%%

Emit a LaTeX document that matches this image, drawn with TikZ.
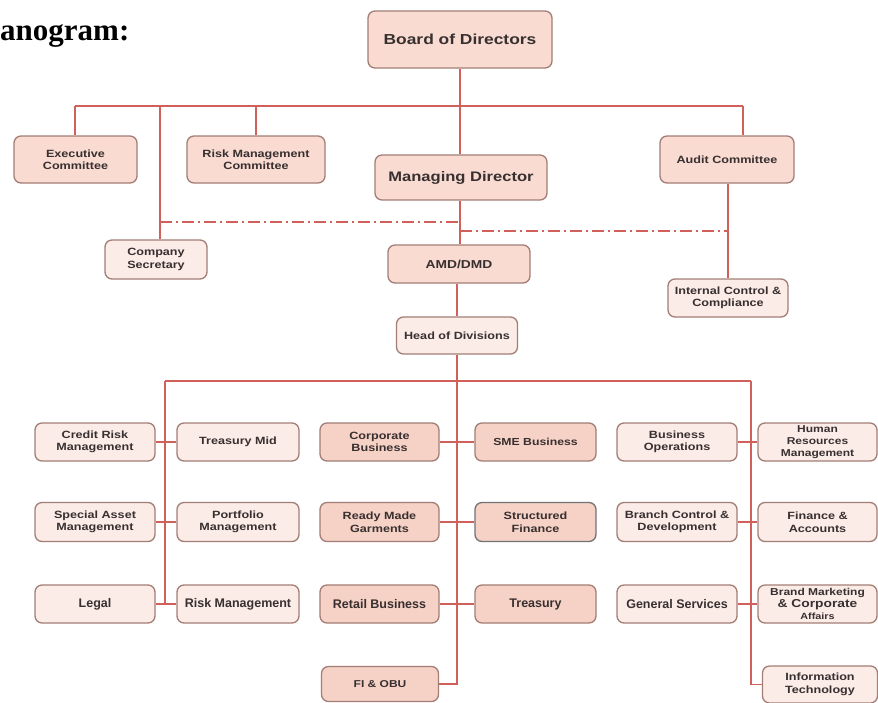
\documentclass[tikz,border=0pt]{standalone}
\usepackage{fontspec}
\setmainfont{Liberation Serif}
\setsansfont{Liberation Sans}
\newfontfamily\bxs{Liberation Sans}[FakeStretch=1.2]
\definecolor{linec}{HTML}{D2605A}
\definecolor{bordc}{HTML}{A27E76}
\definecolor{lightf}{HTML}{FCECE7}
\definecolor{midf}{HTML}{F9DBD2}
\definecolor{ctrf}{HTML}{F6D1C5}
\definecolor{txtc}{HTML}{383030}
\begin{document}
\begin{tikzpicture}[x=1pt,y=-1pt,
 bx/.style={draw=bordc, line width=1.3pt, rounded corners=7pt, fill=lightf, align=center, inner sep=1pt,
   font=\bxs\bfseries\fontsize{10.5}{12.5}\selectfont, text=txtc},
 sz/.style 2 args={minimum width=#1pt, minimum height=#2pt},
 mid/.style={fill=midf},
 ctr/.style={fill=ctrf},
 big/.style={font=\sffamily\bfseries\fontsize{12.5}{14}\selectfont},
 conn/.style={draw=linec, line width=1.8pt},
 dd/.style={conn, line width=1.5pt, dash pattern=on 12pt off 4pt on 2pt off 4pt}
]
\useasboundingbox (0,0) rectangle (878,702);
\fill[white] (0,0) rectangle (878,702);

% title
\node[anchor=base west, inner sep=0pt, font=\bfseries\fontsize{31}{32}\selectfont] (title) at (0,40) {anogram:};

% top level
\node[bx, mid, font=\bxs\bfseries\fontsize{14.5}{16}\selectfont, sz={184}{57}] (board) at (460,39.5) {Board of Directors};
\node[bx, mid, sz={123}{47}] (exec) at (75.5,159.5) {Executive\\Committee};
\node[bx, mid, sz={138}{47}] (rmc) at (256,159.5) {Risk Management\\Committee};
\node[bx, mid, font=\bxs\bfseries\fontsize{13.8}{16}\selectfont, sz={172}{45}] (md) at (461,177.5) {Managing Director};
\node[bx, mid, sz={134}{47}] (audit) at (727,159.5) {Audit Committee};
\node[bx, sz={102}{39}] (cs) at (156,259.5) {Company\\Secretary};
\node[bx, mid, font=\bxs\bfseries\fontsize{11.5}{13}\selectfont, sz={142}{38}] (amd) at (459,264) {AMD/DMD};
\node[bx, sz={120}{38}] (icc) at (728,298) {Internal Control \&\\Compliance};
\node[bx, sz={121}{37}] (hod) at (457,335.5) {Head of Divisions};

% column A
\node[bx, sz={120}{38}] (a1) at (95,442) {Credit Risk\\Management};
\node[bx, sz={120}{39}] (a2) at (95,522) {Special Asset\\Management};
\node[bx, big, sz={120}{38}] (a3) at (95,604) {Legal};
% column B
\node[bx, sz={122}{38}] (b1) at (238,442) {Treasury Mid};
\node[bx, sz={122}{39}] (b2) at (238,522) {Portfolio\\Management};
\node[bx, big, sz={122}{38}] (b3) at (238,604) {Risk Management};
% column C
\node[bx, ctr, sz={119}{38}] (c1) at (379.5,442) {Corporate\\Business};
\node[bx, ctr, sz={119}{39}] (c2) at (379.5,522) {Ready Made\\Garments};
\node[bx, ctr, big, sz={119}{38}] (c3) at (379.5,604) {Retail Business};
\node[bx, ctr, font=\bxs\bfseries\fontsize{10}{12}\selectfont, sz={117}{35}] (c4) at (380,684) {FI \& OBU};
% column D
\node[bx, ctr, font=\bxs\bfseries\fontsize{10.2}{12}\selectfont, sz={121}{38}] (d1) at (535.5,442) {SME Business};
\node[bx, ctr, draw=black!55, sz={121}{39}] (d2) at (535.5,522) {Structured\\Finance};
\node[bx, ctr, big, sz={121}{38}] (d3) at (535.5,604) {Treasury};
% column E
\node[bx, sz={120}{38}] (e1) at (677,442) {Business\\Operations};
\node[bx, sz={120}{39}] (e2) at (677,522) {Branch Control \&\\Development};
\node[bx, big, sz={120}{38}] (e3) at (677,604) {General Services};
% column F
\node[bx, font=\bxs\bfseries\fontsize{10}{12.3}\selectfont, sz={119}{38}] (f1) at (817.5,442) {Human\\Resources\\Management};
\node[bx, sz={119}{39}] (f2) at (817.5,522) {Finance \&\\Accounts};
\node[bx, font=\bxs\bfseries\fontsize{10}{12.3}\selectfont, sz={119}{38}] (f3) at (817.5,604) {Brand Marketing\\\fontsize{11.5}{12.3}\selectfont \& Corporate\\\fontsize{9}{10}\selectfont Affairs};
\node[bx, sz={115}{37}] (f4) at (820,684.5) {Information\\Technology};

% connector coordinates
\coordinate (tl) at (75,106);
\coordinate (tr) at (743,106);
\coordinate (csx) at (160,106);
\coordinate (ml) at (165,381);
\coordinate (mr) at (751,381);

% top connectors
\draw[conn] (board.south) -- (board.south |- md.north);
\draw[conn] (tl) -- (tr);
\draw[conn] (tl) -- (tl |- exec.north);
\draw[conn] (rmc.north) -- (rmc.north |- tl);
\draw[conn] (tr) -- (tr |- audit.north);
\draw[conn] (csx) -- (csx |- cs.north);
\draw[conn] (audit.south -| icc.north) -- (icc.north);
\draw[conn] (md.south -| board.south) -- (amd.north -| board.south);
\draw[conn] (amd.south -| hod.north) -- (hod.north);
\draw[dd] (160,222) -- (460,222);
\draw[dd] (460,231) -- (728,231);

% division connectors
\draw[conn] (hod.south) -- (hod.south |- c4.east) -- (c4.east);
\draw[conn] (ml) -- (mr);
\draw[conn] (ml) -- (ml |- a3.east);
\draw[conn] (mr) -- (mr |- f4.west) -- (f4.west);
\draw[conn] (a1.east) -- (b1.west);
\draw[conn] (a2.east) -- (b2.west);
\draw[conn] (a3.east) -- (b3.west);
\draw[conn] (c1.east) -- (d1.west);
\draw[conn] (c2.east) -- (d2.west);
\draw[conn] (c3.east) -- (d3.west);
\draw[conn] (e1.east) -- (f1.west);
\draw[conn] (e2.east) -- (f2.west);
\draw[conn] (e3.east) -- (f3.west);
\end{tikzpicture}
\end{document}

%%
%%

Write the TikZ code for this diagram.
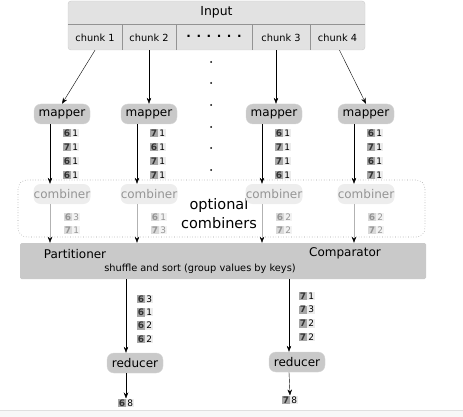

%%
%%

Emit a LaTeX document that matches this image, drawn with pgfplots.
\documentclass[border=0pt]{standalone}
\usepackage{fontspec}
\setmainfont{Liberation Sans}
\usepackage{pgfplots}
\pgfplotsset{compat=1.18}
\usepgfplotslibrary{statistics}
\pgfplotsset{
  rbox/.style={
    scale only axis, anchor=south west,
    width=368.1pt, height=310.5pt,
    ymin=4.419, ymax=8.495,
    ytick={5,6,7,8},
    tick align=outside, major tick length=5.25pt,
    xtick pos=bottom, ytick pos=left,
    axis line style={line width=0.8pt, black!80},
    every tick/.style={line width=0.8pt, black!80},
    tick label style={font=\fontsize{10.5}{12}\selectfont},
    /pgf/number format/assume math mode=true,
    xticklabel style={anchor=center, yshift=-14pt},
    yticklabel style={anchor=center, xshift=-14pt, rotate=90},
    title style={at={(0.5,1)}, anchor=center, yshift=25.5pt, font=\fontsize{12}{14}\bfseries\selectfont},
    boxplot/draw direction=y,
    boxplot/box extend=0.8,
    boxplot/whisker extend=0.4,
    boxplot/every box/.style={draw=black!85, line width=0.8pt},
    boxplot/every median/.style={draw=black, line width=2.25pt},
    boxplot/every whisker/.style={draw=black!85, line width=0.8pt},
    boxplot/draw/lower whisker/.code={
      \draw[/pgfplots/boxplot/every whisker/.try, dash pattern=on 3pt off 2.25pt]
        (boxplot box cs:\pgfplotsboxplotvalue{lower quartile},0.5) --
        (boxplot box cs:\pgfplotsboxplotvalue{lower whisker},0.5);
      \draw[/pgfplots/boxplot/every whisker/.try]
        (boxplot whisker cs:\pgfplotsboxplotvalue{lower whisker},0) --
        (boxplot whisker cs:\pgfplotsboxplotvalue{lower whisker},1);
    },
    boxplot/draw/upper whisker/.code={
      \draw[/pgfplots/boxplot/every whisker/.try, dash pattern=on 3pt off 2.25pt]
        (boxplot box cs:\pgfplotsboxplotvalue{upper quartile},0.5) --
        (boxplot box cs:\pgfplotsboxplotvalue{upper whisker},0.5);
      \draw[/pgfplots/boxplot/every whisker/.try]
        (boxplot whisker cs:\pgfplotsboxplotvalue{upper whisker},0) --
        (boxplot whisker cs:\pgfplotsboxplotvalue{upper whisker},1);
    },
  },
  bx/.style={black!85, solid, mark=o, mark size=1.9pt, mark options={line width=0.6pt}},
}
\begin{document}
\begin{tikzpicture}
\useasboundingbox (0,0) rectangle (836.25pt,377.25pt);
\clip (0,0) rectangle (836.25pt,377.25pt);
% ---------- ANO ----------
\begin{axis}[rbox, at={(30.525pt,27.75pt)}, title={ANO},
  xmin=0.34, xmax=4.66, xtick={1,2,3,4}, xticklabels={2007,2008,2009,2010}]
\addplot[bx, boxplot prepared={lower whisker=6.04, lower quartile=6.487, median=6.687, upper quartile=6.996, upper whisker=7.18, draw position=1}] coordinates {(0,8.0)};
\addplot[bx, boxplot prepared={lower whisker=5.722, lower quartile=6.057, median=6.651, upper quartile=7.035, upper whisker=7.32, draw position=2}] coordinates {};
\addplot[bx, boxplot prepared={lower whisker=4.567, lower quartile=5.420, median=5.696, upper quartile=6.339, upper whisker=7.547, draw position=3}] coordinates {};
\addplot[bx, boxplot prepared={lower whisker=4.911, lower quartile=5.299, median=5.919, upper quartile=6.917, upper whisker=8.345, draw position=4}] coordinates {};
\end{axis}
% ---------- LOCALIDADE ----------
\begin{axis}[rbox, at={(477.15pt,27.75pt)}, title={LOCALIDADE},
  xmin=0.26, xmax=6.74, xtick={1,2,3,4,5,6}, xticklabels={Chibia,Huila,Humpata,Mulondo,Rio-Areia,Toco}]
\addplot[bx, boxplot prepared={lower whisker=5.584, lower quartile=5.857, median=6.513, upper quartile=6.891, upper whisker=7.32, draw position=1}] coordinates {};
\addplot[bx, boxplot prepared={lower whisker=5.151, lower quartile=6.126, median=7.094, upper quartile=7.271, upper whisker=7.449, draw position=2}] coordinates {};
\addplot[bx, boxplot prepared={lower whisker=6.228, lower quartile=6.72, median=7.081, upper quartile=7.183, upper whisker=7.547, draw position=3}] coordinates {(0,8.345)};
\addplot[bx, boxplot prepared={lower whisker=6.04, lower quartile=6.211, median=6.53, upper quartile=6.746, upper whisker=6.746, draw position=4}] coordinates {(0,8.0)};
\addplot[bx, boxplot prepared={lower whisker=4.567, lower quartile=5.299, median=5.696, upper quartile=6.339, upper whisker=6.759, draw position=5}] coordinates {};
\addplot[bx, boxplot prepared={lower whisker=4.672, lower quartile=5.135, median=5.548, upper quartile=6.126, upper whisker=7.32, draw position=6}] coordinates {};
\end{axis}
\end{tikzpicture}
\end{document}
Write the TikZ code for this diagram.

%%

Wherever the word "this" occurs in a line of the listing, copy that line.

Emit a LaTeX document that matches this image, drawn with TikZ.
Write the TikZ code for this diagram.
Emit a LaTeX document that matches this image, drawn with pgfplots.
Write the TikZ code for this diagram.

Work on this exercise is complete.